Sharon Pfleger joined the conversation bringing a wealth of public health experience to the conversation. A sustainable healthcare system is all about collaborative partnerships and Sharon’s work with the Green Breakthrough Partnership is just that. A deep collaboration between the NHS Highland, Highlands and Islands Enterprise, Healthcare without Harm, Scottish Water, Scottish Environment Protection Agency, University of the Highlands and Islands, The Hutton Institute, and the Universities of Edinburgh and Glasgow.
Our fifth panellist, Sam Gardener, with his long experience at WWF and in his new role as the first-ever head of sustainability and climate for Scottish Power, discussed the need for public/private collaboration, a faster pace and a systemic approach.
The lively conversation between panellists and chair John Wincott closed with questions from the audience. At the networking break attendees had a chance to carry on the discussion with each other and the panellists.
Horizons approach
The afternoon session was an interactive workshop where delegates used the three-horizons framework to understand where the public sector needs to be in order to reach net zero by at least 2045, and what is needed in order to get there.
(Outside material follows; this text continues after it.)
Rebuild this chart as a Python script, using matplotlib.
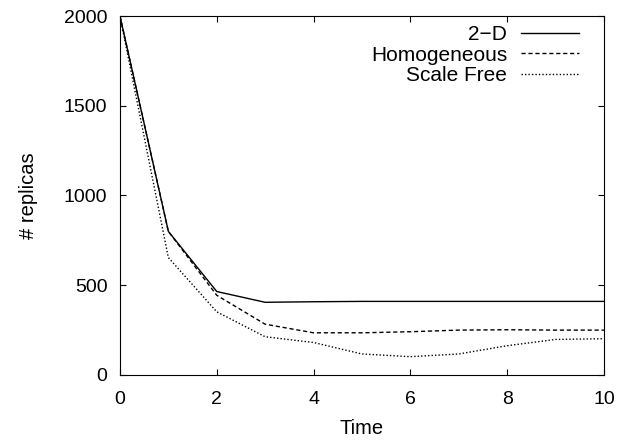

Feedback from the afternoon session is the focus of our recently published report which is available online. Delegates spent time working through the following three themes:
- the characteristics of what public bodies do now and what is, or is not, working well in relation to net zero or climate change mitigation
- what public bodies will look like when they have delivered net zero by 2045
- the factors and disruptions that may help them to get to this end point.
Ultimately this enabled the delegates to provide answers to the following questions:
- What are we (as the public sector) doing well now?
- What will be the key characteristics of a public sector that has delivered net zero by 2045?
- What are the opportunities to get there?
Feedback report published
Our report provides a summary of this feedback and is structured around the questions above. It is important to note that, although the event was framed around reaching net zero, participants at the workshop expressed their vision of the future as being much more than purely about net zero carbon emissions. Biodiversity, sustainability (social, environmental, economic), climate change adaptation and climate change mitigation were all discussed throughout the day alongside ‘net zero’.
Public Bodies consultation – closes 4 December
The report was shared with Scottish Government’s Climate Change Directorate and will form part of the larger public bodies climate change consultation which closes on 4 December.
SSN members and partners are encouraged to respond to the consultation.